Behavioural analysis systems, interlinked with trading execution technology, were vital in asset management firm Threadneedle catching a 'rogue trader' last year, analysts have speculated.
Threadneedle claimed today that it had used IT to prevent a $150 million (£95 million) rogue trade from being executed, but has declined to provide further details. It is understood that the City of London Police and regulator the Financial Services Authority are investigating the incident.
The news contrasts with two separate events in recent years, in which traders at UBS and Societe Generale were allegedly able to circumvent control systems in order to execute billions of pounds worth of illegal trades.
Analysts said behavioural analysis IT systems were likely to have been vital in Threadneedle catching the junior trader before the trade was executed.
"Such analysis systems are able to monitor regular trading behaviour by individual traders and quickly identify when something is way out," said Ralph Silva, managing director at analyst and research firm SRN.
"If the systems are set up wisely, they also allow junior traders very little leeway with their trading limits - straight away they will alert senior managers of anything more than a couple of percentage points beyond a limit and possibly block a trade".
There were risks with blocking trades automatically, however, Silva said: "Supposing a company has built up a position, then blocks a sale - it could then be lumbered with assets it doesn't want to keep on its books." Some firms see this as a disincentive for automated blocking, he explained.

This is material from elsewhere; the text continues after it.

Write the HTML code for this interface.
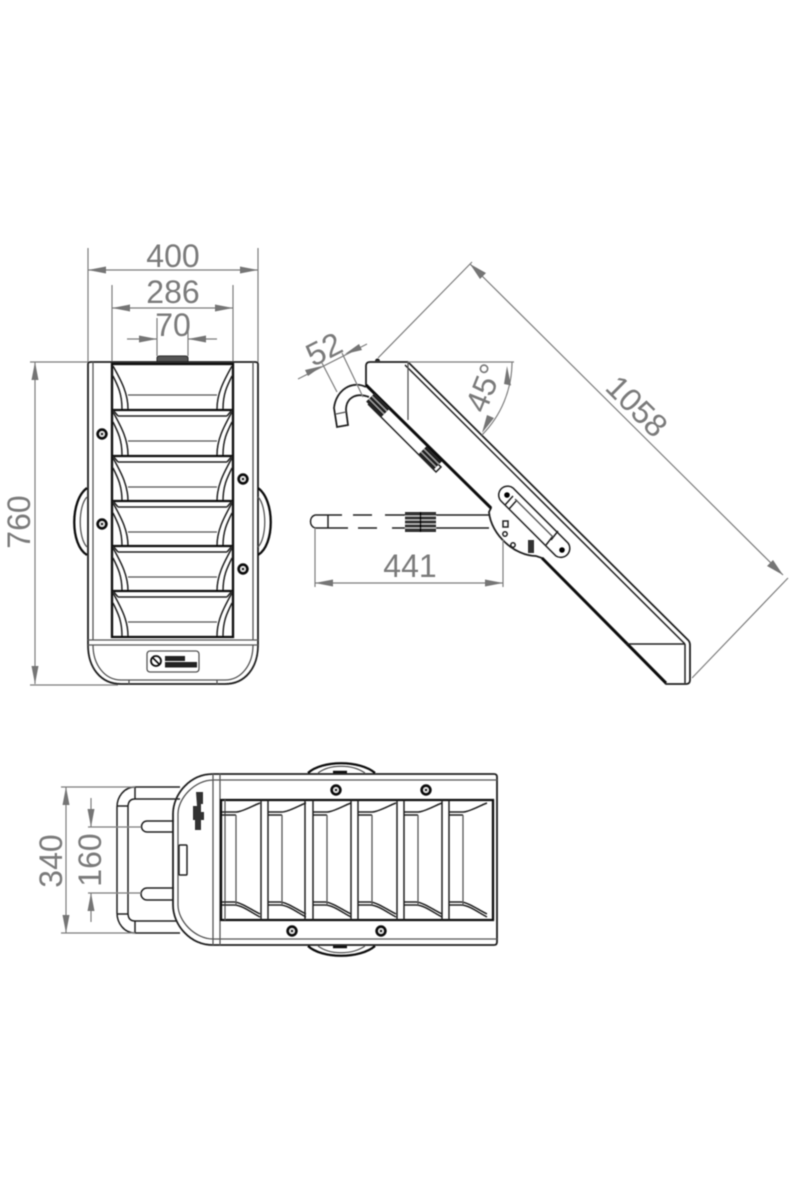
<!DOCTYPE html>
<html><head><meta charset="utf-8"><style>
html,body{margin:0;padding:0;background:#fff}
svg{display:block}
text{font-family:"Liberation Sans",sans-serif;font-size:32px;fill:#7a7a7a;text-anchor:middle}
.d{stroke:#7d7d7d;stroke-width:1.2;fill:none}
.a{fill:#757575;stroke:none}
.k{stroke:#222;stroke-width:1.5;fill:none}
.h{stroke:#111;stroke-width:2.3;fill:none}
.g{stroke:#555;stroke-width:1.3;fill:none}
</style></head><body>
<svg width="800" height="1200" viewBox="0 0 800 1200" xmlns="http://www.w3.org/2000/svg">
<defs>
<filter id="b" x="-5%" y="-5%" width="110%" height="110%"><feGaussianBlur stdDeviation="0.6"/></filter>
<g id="lv">
<path class="k" d="M113,2C122,18 128,30 128,45M113,12C118,22 122,30 122,45M232,2C223,18 217,30 217,45M232,12C227,22 223,30 223,45"/>
<path class="g" d="M128,31H217"/>
</g>
<g id="bar">
<path class="h" d="M112,0H233"/>
<path class="k" d="M118,6H227M113,0L118,6M232,0L227,6"/>
</g>
<g id="cell">
<path class="k" d="M0,812H14C20,812 30,806 38,803M0,815H14M0,905H12C20,905 30,913 38,917M0,902H12C18,902 30,910 38,914"/>
<path class="g" d="M14,815V905"/>
</g>
<g id="bolt"><circle r="4.200" fill="#fff" stroke="#111" stroke-width="3"/><circle r="1.500" fill="#222"/></g>
<g id="roll"><rect x="-12" y="-6" width="24" height="12" fill="#222"/><path d="M-12,-2H12M-12,2H12" stroke="#bbb" stroke-width=".9"/></g>
</defs>

<g filter="url(#b)">
<!-- FRONT VIEW -->
<path class="d" d="M88,248V362M258,248V362M112,285V364M233,285V364M157,318V356M188,318V356M30,362H88M30,685H118"/>
<path class="d" d="M88,270H258M112,308H233M127,339H157M188,339H217M35,362V684"/>
<path class="a" d="M88,270l18,-3.500v7zM258,270l-18,-3.500v7zM112,308l18,-3.500v7zM233,308l-18,-3.500v7zM157,339l-18,-3.500v7zM188,339l18,-3.500v7zM35,362l-3.500,18h7zM35,684l-3.500,-18h7z"/>
<text x="173" y="267">400</text>
<text x="173" y="303">286</text>
<text x="173" y="336">70</text>
<text transform="translate(30,522) rotate(-90)">760</text>

<path d="M157,362V358Q157,356 160,356H185Q188,356 188,358V362Z" fill="#555" stroke="#222"/>
<path class="k" style="stroke-width:1.8" d="M88,364Q88,362 91,362H255Q258,362 258,364V645C258,668 245,684 225,684H121C101,684 88,668 88,645Z"/>
<path class="g" d="M93,362V640M253,362V640M88,640H258M88,645H258M93,645C93,665 105,680 121,680H225C241,680 253,665 253,645M129,680V684M217,680V684"/>
<rect x="112" y="364" width="121" height="273" class="h"/>
<use href="#lv" y="364"/><use href="#lv" y="410"/><use href="#lv" y="456"/><use href="#lv" y="501"/><use href="#lv" y="546"/><use href="#lv" y="591"/>
<use href="#bar" y="410"/><use href="#bar" y="456"/><use href="#bar" y="501"/><use href="#bar" y="546"/><use href="#bar" y="591"/>
<use href="#bolt" x="102" y="434"/><use href="#bolt" x="102" y="524"/><use href="#bolt" x="243" y="479"/><use href="#bolt" x="243" y="569"/>
<path class="h" d="M87,488C70,500 70,545 87,555M258,488C275,500 275,545 258,555"/>
<path class="g" d="M87,497C78,506 78,538 87,547M258,497C267,506 267,538 258,547"/>
<rect x="147" y="651" width="52" height="21" rx="3" class="g"/>
<circle cx="156" cy="661" r="5" fill="none" stroke="#111" stroke-width="1.800"/><path d="M152.500,657.500L159.500,664.500" stroke="#111" stroke-width="1.600"/>
<rect x="165" y="656" width="20" height="5" fill="#222"/><rect x="165" y="662" width="32" height="5.500" fill="#222"/>

<!-- SIDE VIEW -->
<path class="k" style="stroke-width:1.8" d="M366,385V366Q366,362 370,362H408L688,640Q690,642 690,645V680Q690,684 686,684H666L542,558L536,556C515,556 491,535 489,512L491,508L366,385Z"/>
<path class="h" style="stroke-width:3" d="M366,385L491,508M542,558L666,683"/>
<path class="k" d="M405,365L685,644M626,644H685M685,644V683"/>
<path class="g" d="M408,362V420"/>
<path d="M375,361a2.500,2.500 0 0 1 5,0z" fill="#222"/>
<!-- hook -->
<path class="k" style="stroke-width:1.800" d="M366,387C352,380 336,390 334,408L337,427L348,425L346,410C346,398 356,392 369,397"/>
<path class="g" d="M336,414L346,412"/>
<path class="k" d="M368,404L436,472L441,467L434,460"/>
<g transform="translate(378,405) rotate(45) scale(.9,1)"><use href="#roll"/></g>
<g transform="translate(430,458) rotate(45) scale(.9,1)"><use href="#roll"/></g>
<!-- plate -->
<path class="k" d="M501,489A9,9 0 0 1 513,488L568,543A9,9 0 0 1 556,556L501,501A9,9 0 0 1 501,489Z"/>
<path class="k" d="M513,496L505,505M517,500L509,509M551,540L558,531M546,545L553,536"/>
<path class="g" d="M515,499L553,537"/>
<circle cx="507" cy="495" r="2.800" fill="#000"/><circle cx="562" cy="550" r="2.800" fill="#000"/>
<rect x="503" y="521" width="5" height="6" class="k"/><circle cx="505" cy="534" r="2.200" class="k"/><circle cx="513" cy="545" r="2.200" class="k"/><rect x="528" y="540" width="6" height="13" fill="#333"/>
<!-- horizontal rail -->
<path class="k" d="M436,515H490M436,528H489M405,515H385M405,528H392M372,515H353M377,528H358M342,515H315M348,528H315M328,515V528"/>
<path class="k" d="M315,515C309,517 309,526 315,528"/>
<rect x="405" y="512" width="31" height="20" fill="#333"/><path d="M405,516H436M405,520H436M405,524H436M405,528H436" stroke="#ccc" stroke-width=".9"/><path d="M420.500,512V532" stroke="#000" stroke-width="1.500"/>
<!-- side dims -->
<path class="d" d="M315,528V587M503,540V587M408,362H514"/>
<path class="d" d="M315,583H503"/>
<path class="a" d="M315,583l18,-3.500v7zM503,583l-18,-3.500v7z"/>
<text x="410" y="577">441</text>
<path class="d" d="M512,362A104,104 0 0 1 482,435"/>
<path class="a" d="M507,366l-3,18,7,1.500zM482,433l5,-18,7,3z"/>
<text transform="translate(494,392) rotate(-68)">45°</text>
<path class="d" d="M378,358L472,262M692,678L788,578M337,392L322,363M363,397L342,353"/>
<path class="d" d="M470,264L783,575M298,379L367,344"/>
<path class="a" d="M470,264l16,9,-6,6zM783,575l-16,-9,6,-6zM322,366l-17,4,3,6zM345,354l17,-4,-3,-6z"/>
<text transform="translate(629,414) rotate(45)">1058</text>
<text transform="translate(329,359) rotate(-27)">52</text>

<!-- BOTTOM VIEW -->
<path class="k" style="stroke-width:1.800" d="M213,774H494Q497,774 497,777V942Q497,945 494,945H213C190,945 173,925 173,905V814C173,794 190,774 213,774Z"/>
<path class="g" d="M213,780C195,780 178,798 178,814V905C178,921 195,939 213,939M213,774V945M220,774V945M213,780H497M213,939H497"/>
<path class="h" d="M221,800H493V920H221Z"/>
<path class="g" d="M225,800V920"/>
<path class="k" d="M261,800V920M268,800V920M305,800V920M313,800V920M351,800V920M358,800V920M397,800V920M404,800V920M442,800V920M449,800V920"/>
<use href="#cell" x="222"/><use href="#cell" x="268"/><use href="#cell" x="313"/><use href="#cell" x="358"/><use href="#cell" x="404"/><use href="#cell" x="449"/>
<use href="#bolt" x="336" y="790"/><use href="#bolt" x="426" y="790"/><use href="#bolt" x="292" y="931"/><use href="#bolt" x="381" y="931"/>
<path class="h" d="M308,773C322,760 360,760 375,773M308,946C322,959 360,959 375,946"/>
<path class="g" d="M318,773C330,764 352,764 365,773M318,946C330,955 352,955 365,946"/>
<path d="M333,772h14M333,947h14" stroke="#111" stroke-width="2.500"/>
<!-- handle -->
<path class="k" d="M180,787H135C124,787 117,797 117,807V913C117,923 124,933 135,933H180M180,799H135C130,799 128,802 128,807V913C128,918 130,921 135,921H177M117,806H128M117,914H128M135,787V799M135,921V933"/>
<path class="k" d="M174,821H147A5.500,5.500 0 0 0 147,832H173M174,888H147A5.500,5.500 0 0 0 147,900H173"/>
<rect x="179" y="845" width="8" height="30" rx="1" class="k"/>
<path d="M196,792H203V804H201V812H204V820H201V830H195V820H193V806H197Z" fill="#333"/>
<!-- bottom dims -->
<path class="d" d="M61,787H135M61,933H135M88,827H141M88,893H141"/>
<path class="d" d="M66,787V933M91,798V827M91,893V922"/>
<path class="a" d="M66,787l-3.500,18h7zM66,933l-3.500,-18h7zM91,827l-3.500,-18h7zM91,893l-3.500,18h7z"/>
<text transform="translate(62,861) rotate(-90)">340</text>
<text transform="translate(101,860) rotate(-90)">160</text>
</g>
</svg>
</body></html>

In some cases where systems had failed to help managers catch a rogue trader, Silva said one chain of events could easily take place: "The junior trader calls his manager and says he wants an automatic limit lifted, and it happens because he has a good record. On many cases, even though the limit was only lifted for one trade, months later the company realises it hasn't lowered the limit again - and rogue trades have got through."

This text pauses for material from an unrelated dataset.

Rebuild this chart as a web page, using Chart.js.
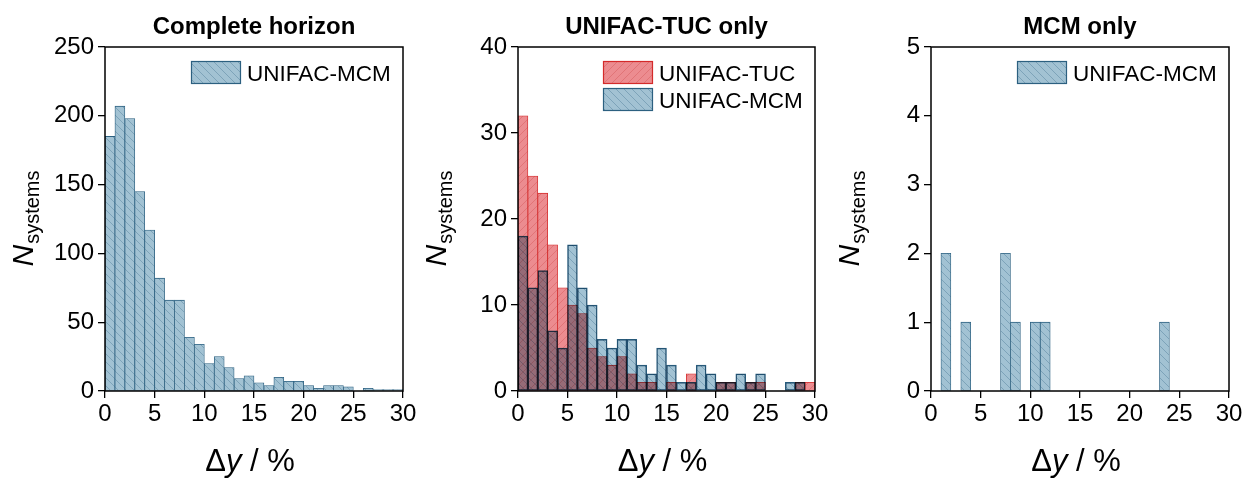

"You often also get a situation where it's the IT staff who make the change to the limits in the system, because they come under pressure from traders or management - but they may not be aware of the consequence."
In the case of Threadneedle, Silva said that it was conceivable that if the systems had not successfully identified the problem, the damage could have been much larger than the £95 million being attempted by the trader.
"It could have been a lot worse - what if the trade had gone through, followed by a number of others?" he said. "A lot weighs on where you set the limit for intervention and how effectively you do so."